Celebrity agencies will be subject to stricter rules on content distribution, commercial promotion and fan management. Agencies have been ordered to take a greater role in monitoring fan groups to address accounts that start fights between fans.

End of Boybands?

Teenagers are not allowed to join fan clubs. They are also prohibited from voting online for idols and spending money on idol-promoting activities, including buying products for which an idol is a spokesperson. Authorities said the measure was aimed at preventing fan culture from disrupting their studies and daily lives.

Celebrity influence restriction

Under the new regulation, all celebrity ranking lists will be removed. Rankings of music, movies and other works by celebrities can be kept if they do not directly quote the stars.
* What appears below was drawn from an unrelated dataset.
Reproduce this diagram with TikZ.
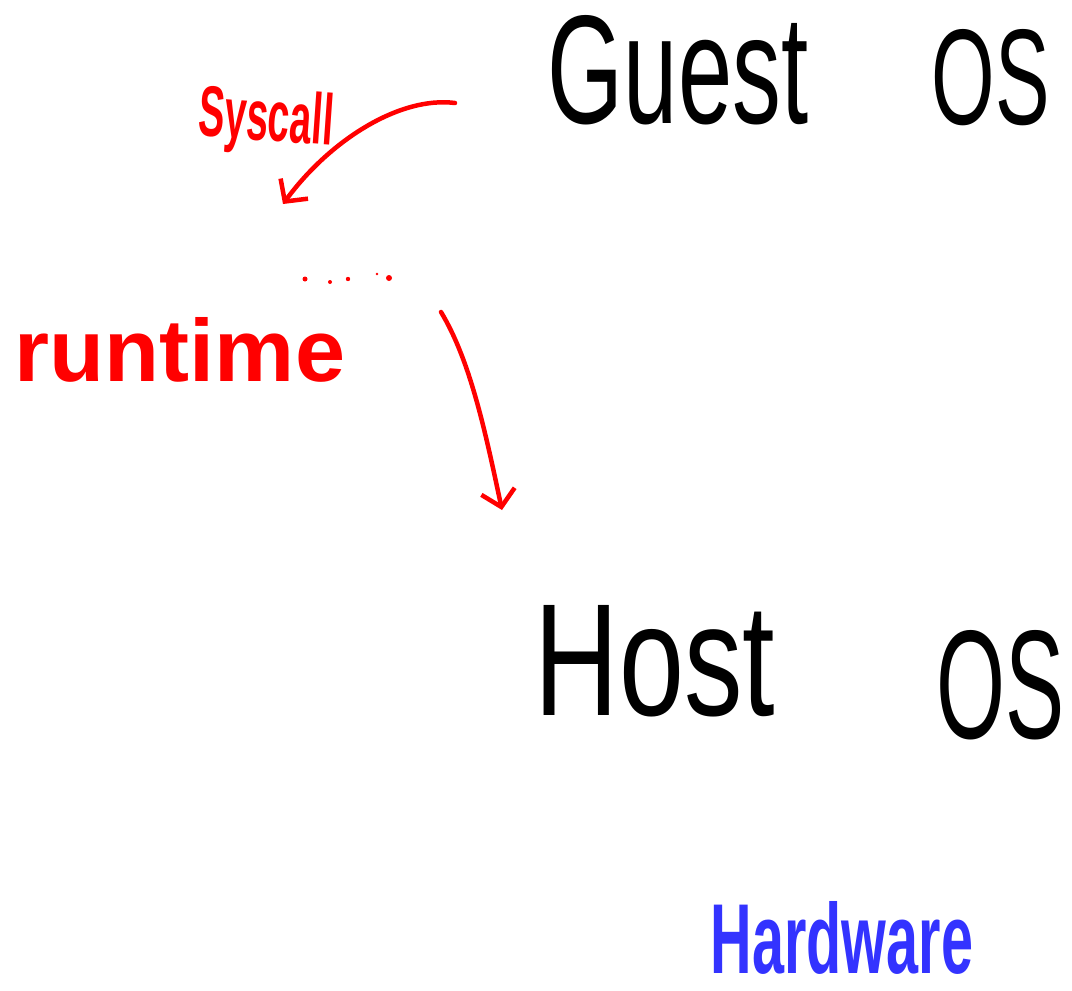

Jing Wang associates , international Lawyer commented on China’s new policy, saying, “Many organizers of fan communities are not really fans, but economic actors who seek business opportunities by supporting or cultivating idols and profit from them.”

In conclusion

To show cooperation, Weibo removed the “Star Power Ranking List,” a virtual platform where fans paid money and time to show their love and support for stars. This was done “to ensure the orderly development of the community and channel the rational hunting of stars by fans.”

Celebrity rankings on the platforms have been suspended on Douyin and Kuaishou.

And finally, iQiyi, also announced cancelled its idol contest and any online voting function for the next few years.